For God so loved the world that He gave His only begotten Son, that whoever believes in Him should not perish but have everlasting life. For God did not send His Son into the world to condemn the world, but that the world through Him might be saved. (John 3:16-17)

If you confess with your mouth the Lord Jesus and believe in your heart that God has raised Him from the dead, you will be saved. For with the heart one believes unto righteousness, and with the mouth confession is made unto salvation. For the Scripture says, “Whoever believes on Him will not be put to shame.” For there is no distinction between Jew and Greek, for the same Lord over all )is rich to all who call upon Him. For “whoever calls on the name of the Lord shall be saved.” (Romans 10:9-13)

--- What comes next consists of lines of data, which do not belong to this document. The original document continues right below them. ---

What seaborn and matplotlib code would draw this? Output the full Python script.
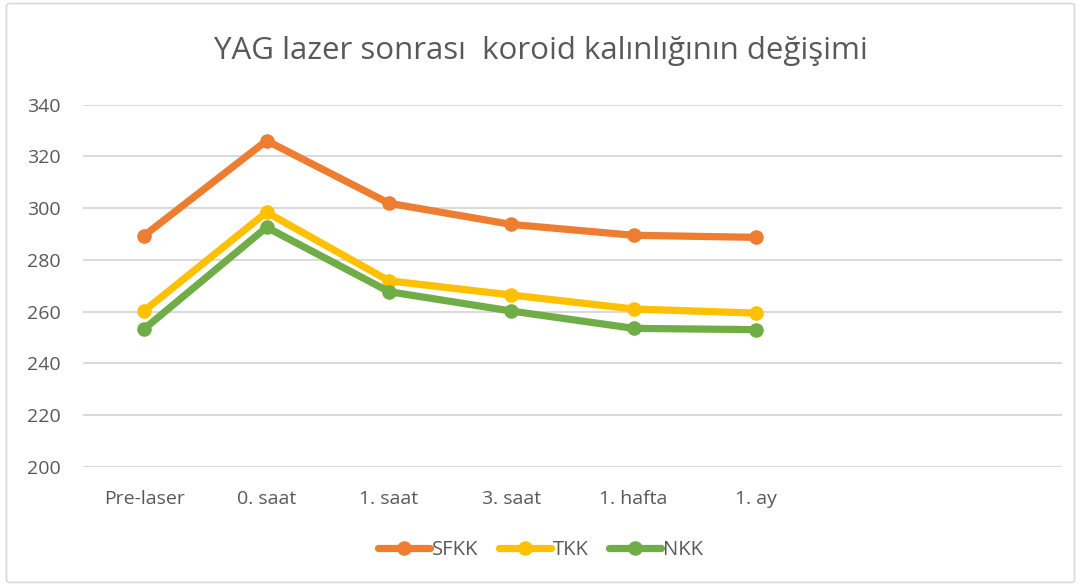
import matplotlib
matplotlib.use("Agg")
import matplotlib.pyplot as plt
from matplotlib.lines import Line2D
from matplotlib.patches import FancyBboxPatch
import pandas as pd
import seaborn as sns

# Measurement time points and mean choroid thickness (µm) per region
categories = ["Pre-laser", "0. saat", "1. saat", "3. saat", "1. hafta", "1. ay"]
sfkk = [289.4, 326.1, 301.9, 293.7, 289.5, 288.7]
tkk = [260.3, 298.4, 271.9, 266.4, 261.0, 259.4]
nkk = [253.3, 292.6, 267.7, 260.2, 253.5, 253.0]
series_names = ["SFKK", "TKK", "NKK"]
colors = ["#ED7D31", "#FFC000", "#70AD47"]
y_ticks = [200, 220, 240, 260, 280, 300, 320, 340]

df = pd.DataFrame({
    "zaman": categories * 3,
    "kalinlik": sfkk + tkk + nkk,
    "bolge": [s for s in series_names for _ in categories],
})

sns.set_theme(style="white")
plt.rcParams["font.family"] = ["Open Sans", "DejaVu Sans"]
text_color = "#595959"

fig = plt.figure(figsize=(10.81, 5.86), dpi=100)
ax = fig.add_axes([0.0768, 0.2036, 0.9056, 0.6177])

# Chart-area frame
fig.patches.append(FancyBboxPatch((0.006, 0.006), 0.988, 0.988,
                                  boxstyle="round,pad=0,rounding_size=0.004",
                                  transform=fig.transFigure, fill=False,
                                  edgecolor="#D9D9D9", linewidth=1.2))

sns.lineplot(data=df, x="zaman", y="kalinlik", hue="bolge",
             hue_order=series_names, palette=colors, sort=False,
             marker="o", markersize=10.5, markeredgewidth=0, linewidth=5.2,
             legend=False, ax=ax)

ax.set_ylim(200, 340)
ax.set_yticks(y_ticks)
ax.set_xlim(-0.5, 7.5)
ax.set_xticks(range(len(categories)))
ax.set_xticklabels(categories)
ax.set_xlabel("")
ax.set_ylabel("")
ax.grid(axis="y", color="#D9D9D9", linewidth=1.4)
ax.grid(axis="x", visible=False)
ax.set_axisbelow(True)
for s in ax.spines.values():
    s.set_visible(False)
ax.tick_params(axis="both", length=0, labelsize=14, labelcolor=text_color)
ax.tick_params(axis="y", pad=16)
ax.tick_params(axis="x", pad=17)

fig.text(0.5, 1 - 51 / 586, "YAG lazer sonrası  koroid kalınlığının değişimi",
         ha="center", va="center", fontsize=22.5, color=text_color)

handles = [Line2D([0], [0], color=c, linewidth=5.2, marker="o", markersize=10.5,
                  markeredgewidth=0) for c in colors]
fig.legend(handles, series_names, loc="center", bbox_to_anchor=(0.5, 1 - 550 / 586),
           ncol=3, frameon=False, fontsize=14.5, labelcolor=text_color,
           handlelength=2.6, handletextpad=0.1, columnspacing=1.0)

fig.savefig("out.png", dpi=100)
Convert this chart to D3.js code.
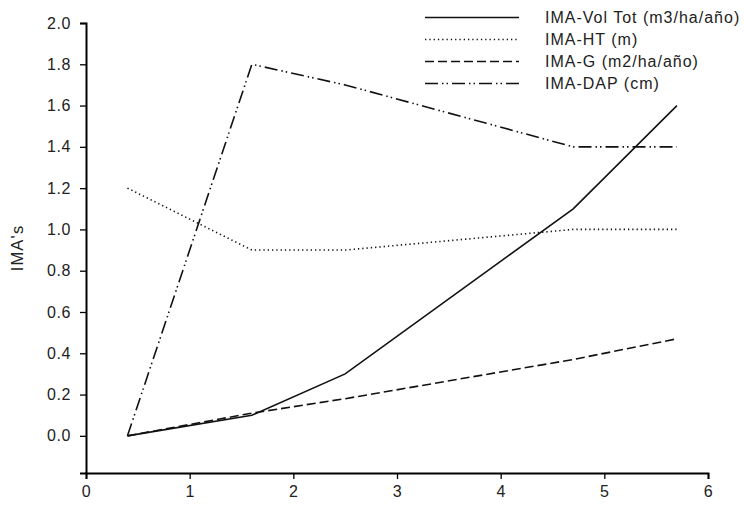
<!DOCTYPE html>
<html>
<head>
<meta charset="utf-8">
<script src="https://cdn.jsdelivr.net/npm/d3@7"></script>
<style>
  html, body { margin: 0; padding: 0; background: #fff; }
  svg text { font-family: "Liberation Sans", Arial, sans-serif; fill: #222; }
</style>
</head>
<body>
<svg id="chart" width="744" height="506"></svg>
<script>
// Edad (años) de cada medición
const ages = [0.4, 1.6, 2.5, 4.7, 5.7];

// Incrementos medios anuales por variable
const volTot = [0, 0.1, 0.3, 1.1, 1.6];
const ht     = [1.2, 0.9, 0.9, 1.0, 1.0];
const gArea  = [0, 0.11, 0.18, 0.37, 0.47];
const dap    = [0, 1.8, 1.7, 1.4, 1.4];

const seriesNames = ["IMA-Vol Tot (m3/ha/año)", "IMA-HT (m)", "IMA-G (m2/ha/año)", "IMA-DAP (cm)"];
const xTicks = [0, 1, 2, 3, 4, 5, 6];
const yTicks = [0, 0.2, 0.4, 0.6, 0.8, 1.0, 1.2, 1.4, 1.6, 1.8, 2.0];
const yLabel = "IMA's";

const series = [
  { name: seriesNames[0], values: volTot, dash: null },
  { name: seriesNames[1], values: ht,     dash: "1.3,3" },
  { name: seriesNames[2], values: gArea,  dash: "9,4" },
  { name: seriesNames[3], values: dap,    dash: "13,4,1.5,3,1.5,4" }
];

const svg = d3.select("#chart");
const x = d3.scaleLinear().domain([0, 6]).range([86, 708]);
const y = d3.scaleLinear().domain([-0.18, 2.0]).range([473, 23]);

// Ejes
const xAxis = svg.append("g").attr("transform", `translate(0,${y(-0.18)})`)
  .call(d3.axisBottom(x).tickValues(xTicks).tickFormat(d3.format("d")).tickSizeOuter(0).tickSize(6).tickPadding(7));
const yAxis = svg.append("g").attr("transform", `translate(${x(0)},0)`)
  .call(d3.axisLeft(y).tickValues(yTicks).tickFormat(d3.format(".1f")).tickSizeOuter(0).tickSize(6).tickPadding(9));

[xAxis, yAxis].forEach(g => {
  g.select(".domain").attr("stroke", "#000").attr("stroke-width", 2);
  g.selectAll(".tick line").attr("stroke", "#000").attr("stroke-width", 1.3);
  g.selectAll(".tick text").attr("font-size", 16).attr("fill", "#222")
    .attr("letter-spacing", "0.6px")
    .attr("font-family", "Liberation Sans, Arial, sans-serif");
});

svg.append("text")
  .attr("transform", `translate(23,${(y(2.0) + y(-0.18)) / 2}) rotate(-90)`)
  .attr("text-anchor", "middle")
  .attr("font-size", 16.5)
  .attr("letter-spacing", "1.2px")
  .text(yLabel);

// Líneas
const line = d3.line().x((d, i) => x(ages[i])).y(d => y(d));
series.forEach(s => {
  svg.append("path")
    .datum(s.values)
    .attr("d", line)
    .attr("fill", "none")
    .attr("stroke", "#111")
    .attr("stroke-width", 1.6)
    .attr("stroke-dasharray", s.dash);
});

// Leyenda
const legend = svg.append("g");
series.forEach((s, i) => {
  const yy = 17.5 + i * 22;
  legend.append("line")
    .attr("x1", 425).attr("x2", 519).attr("y1", yy).attr("y2", yy)
    .attr("stroke", "#111").attr("stroke-width", 1.6)
    .attr("stroke-dasharray", s.dash);
  legend.append("text")
    .attr("x", 545).attr("y", yy).attr("dy", "0.35em")
    .attr("font-size", 16)
    .attr("letter-spacing", "1px")
    .text(s.name);
});
</script>
</body>
</html>
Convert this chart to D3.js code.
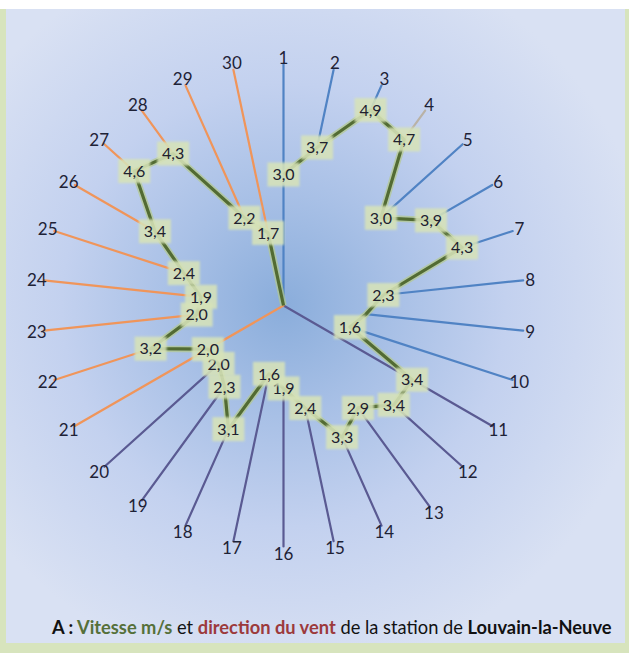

“As the Father loved Me, I also have loved you; abide in My love. IF YOU KEEP MY COMMANDMENTS, you will abide in My love, just as I have kept My Father’s commandments and abide in His love. (John 15:9)

For I am persuaded that neither death nor life, nor angels nor principalities nor powers, nor things present nor things to come, nor height nor depth, nor any other created thing, shall be able to separate us from the love of God which is in Christ Jesus our Lord. (Romans 8:38-39)

For those of us who persevere and do what Jesus says to do, we have this to look forward to in eternity: And God will wipe away every tear from their eyes; there shall be no more death, nor sorrow, nor crying. There shall be no more pain, for the former things have passed away.”